*Problem to work on*:
Return each line of the data below verbatim; pictures are to be left out.

──────

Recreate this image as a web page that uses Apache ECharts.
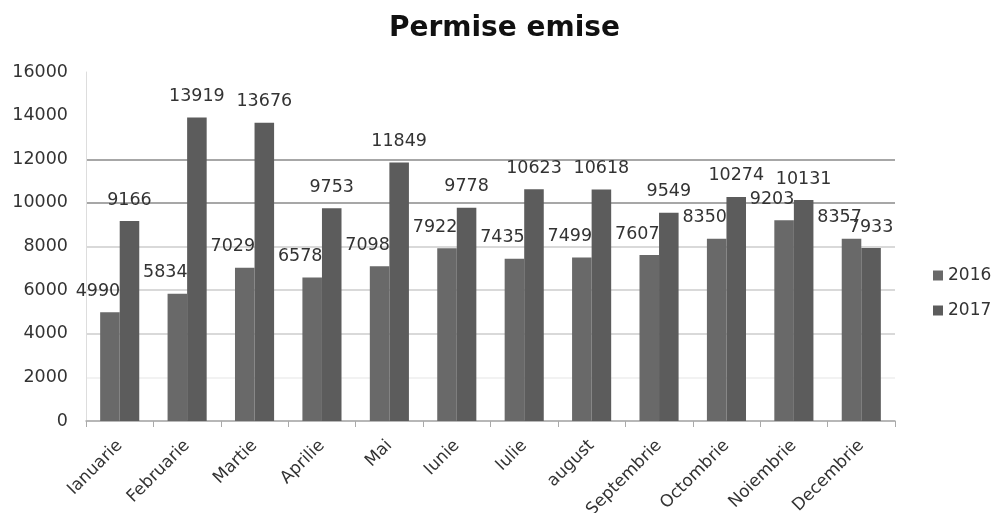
<!DOCTYPE html>
<html>
<head>
<meta charset="utf-8">
<script src="https://cdn.jsdelivr.net/npm/echarts@6/dist/echarts.min.js"></script>
<style>
  html, body { margin: 0; padding: 0; background: #fff; }
  #chart { width: 992px; height: 513px; }
</style>
</head>
<body>
<div id="chart"></div>
<script>
// months, as written on the axis
const months = ['Ianuarie', 'Februarie', 'Martie', 'Aprilie', 'Mai', 'Iunie',
  'Iulie', 'august', 'Septembrie', 'Octombrie', 'Noiembrie', 'Decembrie'];
const values2016 = [4990, 5834, 7029, 6578, 7098, 7922, 7435, 7499, 7607, 8350, 9203, 8357];
const values2017 = [9166, 13919, 13676, 9753, 11849, 9778, 10623, 10618, 9549, 10274, 10131, 7933];
const seriesNames = ['2016', '2017'];

const chart = echarts.init(document.getElementById('chart'));

// grid lines: 10000 and 12000 look darker in the source picture
const gridColors = ['#d0d0d0', '#eeeeee', '#cccccc', '#cccccc', '#cccccc',
  '#8a8a8a', '#8a8a8a', '#ffffff', '#ffffff'];

const labelFont = {
  fontFamily: 'DejaVu Sans',
  fontSize: 17.5,
  color: '#333'
};

const option = {
  animation: false,
  color: ['#696969', '#5c5c5c'],
  title: {
    text: 'Permise emise',
    left: 384,
    top: 10,
    textStyle: {
      fontFamily: 'DejaVu Sans',
      fontWeight: 'bold',
      fontSize: 28,
      color: '#111'
    }
  },
  legend: {
    orient: 'vertical',
    left: 928,
    top: 262,
    itemWidth: 10,
    itemHeight: 10,
    itemGap: 18,
    icon: 'rect',
    data: seriesNames,
    textStyle: { fontFamily: 'DejaVu Sans', fontSize: 17, color: '#333' }
  },
  grid: {
    left: 86,
    right: 97,
    top: 72,
    bottom: 92,
    containLabel: false,
    outerBoundsMode: 'none'
  },
  xAxis: {
    type: 'category',
    data: months,
    axisLine: { lineStyle: { color: '#aaa', width: 1.5 } },
    axisTick: { show: true, length: 6, lineStyle: { color: '#aaa' } },
    axisLabel: {
      rotate: 45,
      margin: 22,
      interval: 0,
      fontFamily: 'DejaVu Sans',
      fontSize: 17,
      color: '#333'
    }
  },
  yAxis: {
    type: 'value',
    min: 0,
    max: 16000,
    interval: 2000,
    axisLine: { show: true, lineStyle: { color: '#ddd' } },
    axisTick: { show: false },
    axisLabel: Object.assign({ margin: 18, formatter: v => String(v) }, labelFont),
    splitLine: { lineStyle: { color: gridColors, width: 1.5 } }
  },
  series: [
    {
      name: seriesNames[0],
      type: 'bar',
      data: values2016,
      barGap: '0%',
      barCategoryGap: '42%',
      label: {
        show: true,
        position: 'top',
        offset: [-12, -7],
        ...labelFont
      }
    },
    {
      name: seriesNames[1],
      type: 'bar',
      data: values2017,
      label: {
        show: true,
        position: 'top',
        offset: [0, -7],
        ...labelFont
      }
    }
  ]
};

chart.setOption(option);
window.addEventListener('resize', () => chart.resize());
</script>
</body>
</html>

──────

*Result below*:
Recreate this image as a web page that uses Apache ECharts.
<!DOCTYPE html>
<html>
<head>
<meta charset="utf-8">
<script src="https://cdn.jsdelivr.net/npm/echarts@6/dist/echarts.min.js"></script>
<style>
  html, body { margin: 0; padding: 0; background: #fff; }
  #chart { width: 992px; height: 513px; }
</style>
</head>
<body>
<div id="chart"></div>
<script>
// months, as written on the axis
const months = ['Ianuarie', 'Februarie', 'Martie', 'Aprilie', 'Mai', 'Iunie',
  'Iulie', 'august', 'Septembrie', 'Octombrie', 'Noiembrie', 'Decembrie'];
const values2016 = [4990, 5834, 7029, 6578, 7098, 7922, 7435, 7499, 7607, 8350, 9203, 8357];
const values2017 = [9166, 13919, 13676, 9753, 11849, 9778, 10623, 10618, 9549, 10274, 10131, 7933];
const seriesNames = ['2016', '2017'];

const chart = echarts.init(document.getElementById('chart'));

// grid lines: 10000 and 12000 look darker in the source picture
const gridColors = ['#d0d0d0', '#eeeeee', '#cccccc', '#cccccc', '#cccccc',
  '#8a8a8a', '#8a8a8a', '#ffffff', '#ffffff'];

const labelFont = {
  fontFamily: 'DejaVu Sans',
  fontSize: 17.5,
  color: '#333'
};

const option = {
  animation: false,
  color: ['#696969', '#5c5c5c'],
  title: {
    text: 'Permise emise',
    left: 384,
    top: 10,
    textStyle: {
      fontFamily: 'DejaVu Sans',
      fontWeight: 'bold',
      fontSize: 28,
      color: '#111'
    }
  },
  legend: {
    orient: 'vertical',
    left: 928,
    top: 262,
    itemWidth: 10,
    itemHeight: 10,
    itemGap: 18,
    icon: 'rect',
    data: seriesNames,
    textStyle: { fontFamily: 'DejaVu Sans', fontSize: 17, color: '#333' }
  },
  grid: {
    left: 86,
    right: 97,
    top: 72,
    bottom: 92,
    containLabel: false,
    outerBoundsMode: 'none'
  },
  xAxis: {
    type: 'category',
    data: months,
    axisLine: { lineStyle: { color: '#aaa', width: 1.5 } },
    axisTick: { show: true, length: 6, lineStyle: { color: '#aaa' } },
    axisLabel: {
      rotate: 45,
      margin: 22,
      interval: 0,
      fontFamily: 'DejaVu Sans',
      fontSize: 17,
      color: '#333'
    }
  },
  yAxis: {
    type: 'value',
    min: 0,
    max: 16000,
    interval: 2000,
    axisLine: { show: true, lineStyle: { color: '#ddd' } },
    axisTick: { show: false },
    axisLabel: Object.assign({ margin: 18, formatter: v => String(v) }, labelFont),
    splitLine: { lineStyle: { color: gridColors, width: 1.5 } }
  },
  series: [
    {
      name: seriesNames[0],
      type: 'bar',
      data: values2016,
      barGap: '0%',
      barCategoryGap: '42%',
      label: {
        show: true,
        position: 'top',
        offset: [-12, -7],
        ...labelFont
      }
    },
    {
      name: seriesNames[1],
      type: 'bar',
      data: values2017,
      label: {
        show: true,
        position: 'top',
        offset: [0, -7],
        ...labelFont
      }
    }
  ]
};

chart.setOption(option);
window.addEventListener('resize', () => chart.resize());
</script>
</body>
</html>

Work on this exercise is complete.